• **AVAILABLE RECORDS**:

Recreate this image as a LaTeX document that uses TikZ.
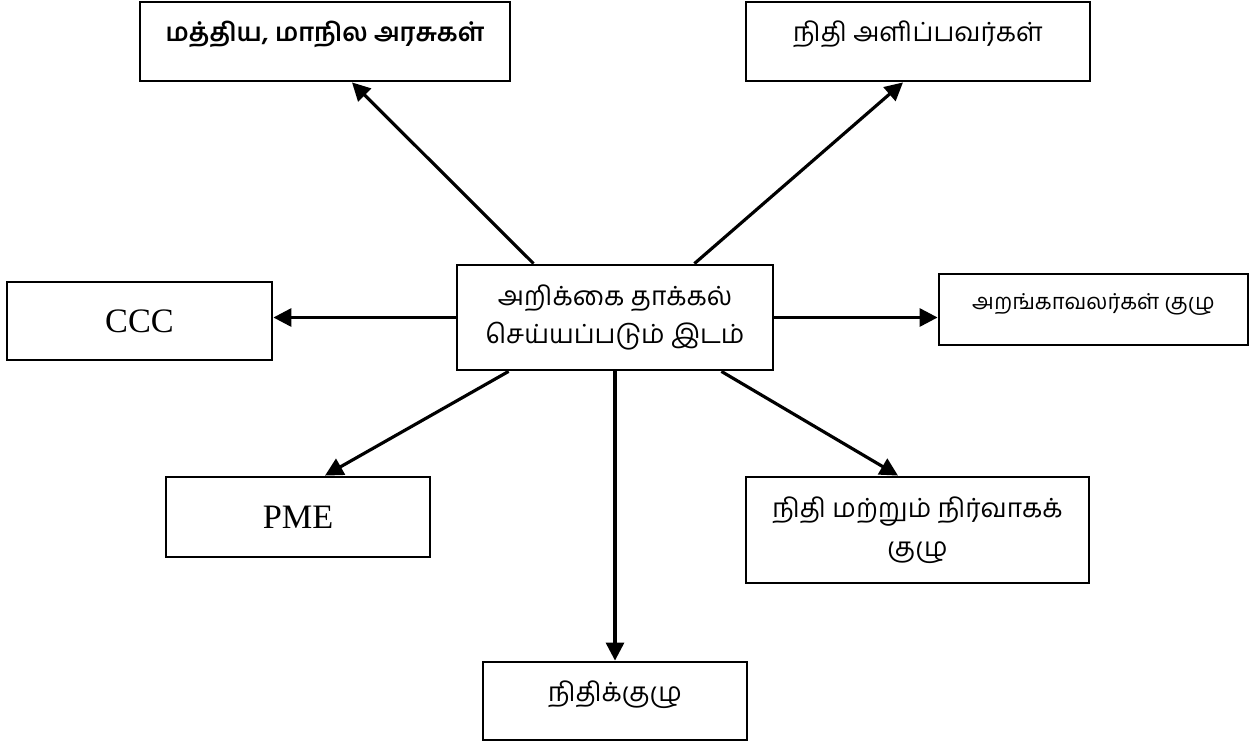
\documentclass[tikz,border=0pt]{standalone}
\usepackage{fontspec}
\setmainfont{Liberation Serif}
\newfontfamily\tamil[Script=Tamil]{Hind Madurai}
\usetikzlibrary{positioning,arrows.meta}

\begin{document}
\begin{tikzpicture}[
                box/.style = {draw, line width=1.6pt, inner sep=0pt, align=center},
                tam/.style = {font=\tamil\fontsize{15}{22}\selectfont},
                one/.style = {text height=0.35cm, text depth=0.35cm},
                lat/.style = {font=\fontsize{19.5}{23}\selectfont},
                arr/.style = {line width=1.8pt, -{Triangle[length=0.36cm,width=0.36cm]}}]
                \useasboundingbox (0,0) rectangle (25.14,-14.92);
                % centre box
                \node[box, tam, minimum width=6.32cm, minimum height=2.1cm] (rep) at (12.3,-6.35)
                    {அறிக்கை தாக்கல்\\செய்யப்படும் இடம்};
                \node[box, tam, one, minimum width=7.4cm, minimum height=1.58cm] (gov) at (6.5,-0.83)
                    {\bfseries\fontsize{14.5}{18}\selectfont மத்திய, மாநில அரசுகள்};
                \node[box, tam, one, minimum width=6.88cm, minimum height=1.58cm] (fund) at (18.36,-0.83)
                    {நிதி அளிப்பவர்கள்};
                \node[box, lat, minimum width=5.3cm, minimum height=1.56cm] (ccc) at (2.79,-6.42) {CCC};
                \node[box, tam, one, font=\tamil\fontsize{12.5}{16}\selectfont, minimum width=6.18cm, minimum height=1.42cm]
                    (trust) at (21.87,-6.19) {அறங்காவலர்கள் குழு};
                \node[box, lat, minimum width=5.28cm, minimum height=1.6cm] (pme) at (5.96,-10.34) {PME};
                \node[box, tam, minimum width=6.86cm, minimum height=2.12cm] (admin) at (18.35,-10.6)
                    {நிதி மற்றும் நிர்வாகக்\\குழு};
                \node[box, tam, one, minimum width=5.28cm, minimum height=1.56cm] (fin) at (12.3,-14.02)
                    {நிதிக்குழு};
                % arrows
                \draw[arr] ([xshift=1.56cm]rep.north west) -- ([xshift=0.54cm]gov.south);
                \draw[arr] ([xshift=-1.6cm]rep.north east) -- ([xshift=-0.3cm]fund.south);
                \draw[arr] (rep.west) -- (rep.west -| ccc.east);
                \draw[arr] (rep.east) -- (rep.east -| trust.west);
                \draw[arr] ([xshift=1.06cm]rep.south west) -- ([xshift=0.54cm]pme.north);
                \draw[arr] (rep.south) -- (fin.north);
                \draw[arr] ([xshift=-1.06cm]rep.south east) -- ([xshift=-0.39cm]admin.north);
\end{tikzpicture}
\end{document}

---

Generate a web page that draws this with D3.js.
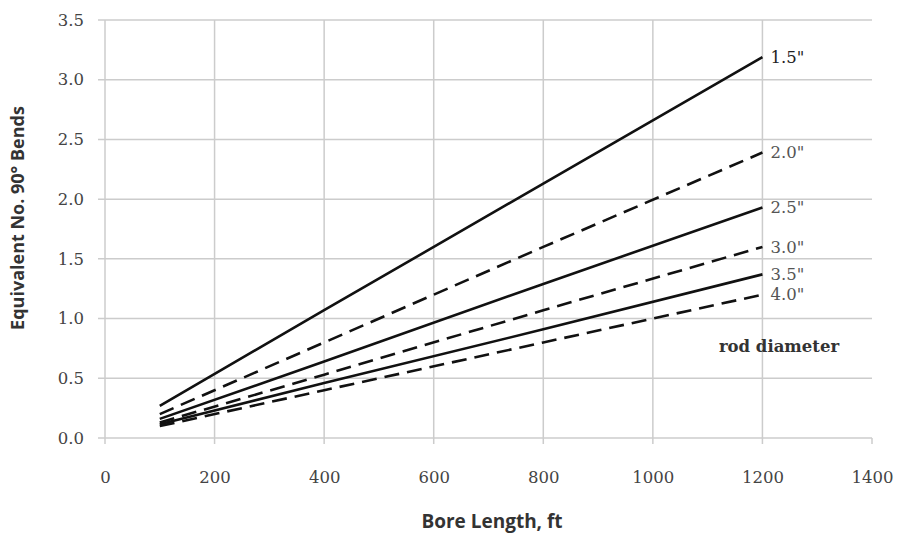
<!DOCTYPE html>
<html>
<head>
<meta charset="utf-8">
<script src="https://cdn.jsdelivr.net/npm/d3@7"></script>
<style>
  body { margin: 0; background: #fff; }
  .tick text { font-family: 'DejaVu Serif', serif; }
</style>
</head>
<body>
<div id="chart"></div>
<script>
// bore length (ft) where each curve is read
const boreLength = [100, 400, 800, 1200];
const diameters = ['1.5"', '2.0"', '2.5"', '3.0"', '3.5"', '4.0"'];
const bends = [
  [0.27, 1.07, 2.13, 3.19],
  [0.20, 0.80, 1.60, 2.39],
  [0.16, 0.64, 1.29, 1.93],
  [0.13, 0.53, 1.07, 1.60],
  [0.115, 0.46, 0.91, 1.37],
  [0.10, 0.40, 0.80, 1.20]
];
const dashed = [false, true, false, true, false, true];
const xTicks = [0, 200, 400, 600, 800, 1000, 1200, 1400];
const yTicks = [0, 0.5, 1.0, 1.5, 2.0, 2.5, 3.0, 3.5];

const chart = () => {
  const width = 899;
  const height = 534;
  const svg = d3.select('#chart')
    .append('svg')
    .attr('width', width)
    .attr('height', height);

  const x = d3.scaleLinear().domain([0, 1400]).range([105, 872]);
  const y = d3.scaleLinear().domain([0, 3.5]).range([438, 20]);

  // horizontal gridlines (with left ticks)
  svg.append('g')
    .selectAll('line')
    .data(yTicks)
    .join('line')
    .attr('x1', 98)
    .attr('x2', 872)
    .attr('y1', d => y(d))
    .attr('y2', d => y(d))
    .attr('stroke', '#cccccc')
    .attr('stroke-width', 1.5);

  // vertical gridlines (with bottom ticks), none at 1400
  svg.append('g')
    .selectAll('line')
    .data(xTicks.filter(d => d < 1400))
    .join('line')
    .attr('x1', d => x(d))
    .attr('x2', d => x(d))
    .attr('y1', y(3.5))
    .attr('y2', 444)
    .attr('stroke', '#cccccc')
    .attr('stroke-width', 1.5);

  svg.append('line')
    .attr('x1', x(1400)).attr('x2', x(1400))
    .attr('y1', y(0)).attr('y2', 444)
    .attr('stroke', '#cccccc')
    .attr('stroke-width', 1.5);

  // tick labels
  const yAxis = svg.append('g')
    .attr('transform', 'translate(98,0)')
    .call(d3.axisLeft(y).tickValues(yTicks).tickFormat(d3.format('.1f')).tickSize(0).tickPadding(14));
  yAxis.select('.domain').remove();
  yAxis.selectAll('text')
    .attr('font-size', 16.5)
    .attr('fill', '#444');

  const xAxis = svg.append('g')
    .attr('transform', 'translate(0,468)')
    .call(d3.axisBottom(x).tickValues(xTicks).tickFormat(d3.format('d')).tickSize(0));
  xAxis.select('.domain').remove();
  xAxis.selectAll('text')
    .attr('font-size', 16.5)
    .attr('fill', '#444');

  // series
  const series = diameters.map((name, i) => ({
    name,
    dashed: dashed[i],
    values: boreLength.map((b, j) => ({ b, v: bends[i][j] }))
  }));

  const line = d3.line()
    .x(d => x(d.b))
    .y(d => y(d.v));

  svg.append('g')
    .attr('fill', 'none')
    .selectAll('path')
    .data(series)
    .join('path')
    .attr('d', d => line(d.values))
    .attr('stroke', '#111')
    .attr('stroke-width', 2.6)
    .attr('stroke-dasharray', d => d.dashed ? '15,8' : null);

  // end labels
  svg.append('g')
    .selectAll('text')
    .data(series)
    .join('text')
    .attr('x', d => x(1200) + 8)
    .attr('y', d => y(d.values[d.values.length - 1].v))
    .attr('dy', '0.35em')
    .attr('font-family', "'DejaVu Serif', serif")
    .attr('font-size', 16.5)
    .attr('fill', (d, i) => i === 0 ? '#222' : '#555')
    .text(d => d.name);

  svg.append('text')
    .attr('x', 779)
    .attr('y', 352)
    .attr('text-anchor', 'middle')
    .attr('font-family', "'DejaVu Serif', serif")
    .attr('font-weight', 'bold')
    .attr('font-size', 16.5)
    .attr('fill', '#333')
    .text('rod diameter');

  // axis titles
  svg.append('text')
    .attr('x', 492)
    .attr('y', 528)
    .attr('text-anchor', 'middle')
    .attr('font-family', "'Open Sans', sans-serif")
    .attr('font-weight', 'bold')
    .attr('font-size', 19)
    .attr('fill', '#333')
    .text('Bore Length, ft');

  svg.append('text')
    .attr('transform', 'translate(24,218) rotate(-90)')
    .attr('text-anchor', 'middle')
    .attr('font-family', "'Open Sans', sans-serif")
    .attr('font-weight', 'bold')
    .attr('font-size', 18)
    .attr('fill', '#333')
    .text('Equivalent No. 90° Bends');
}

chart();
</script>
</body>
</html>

• **WRITTEN TASK**:
Pick out and copy every line that contains the word "this".

• **EXERCISE RESULT**:
Recreate this image as a LaTeX document that uses TikZ.
Generate a web page that draws this with D3.js.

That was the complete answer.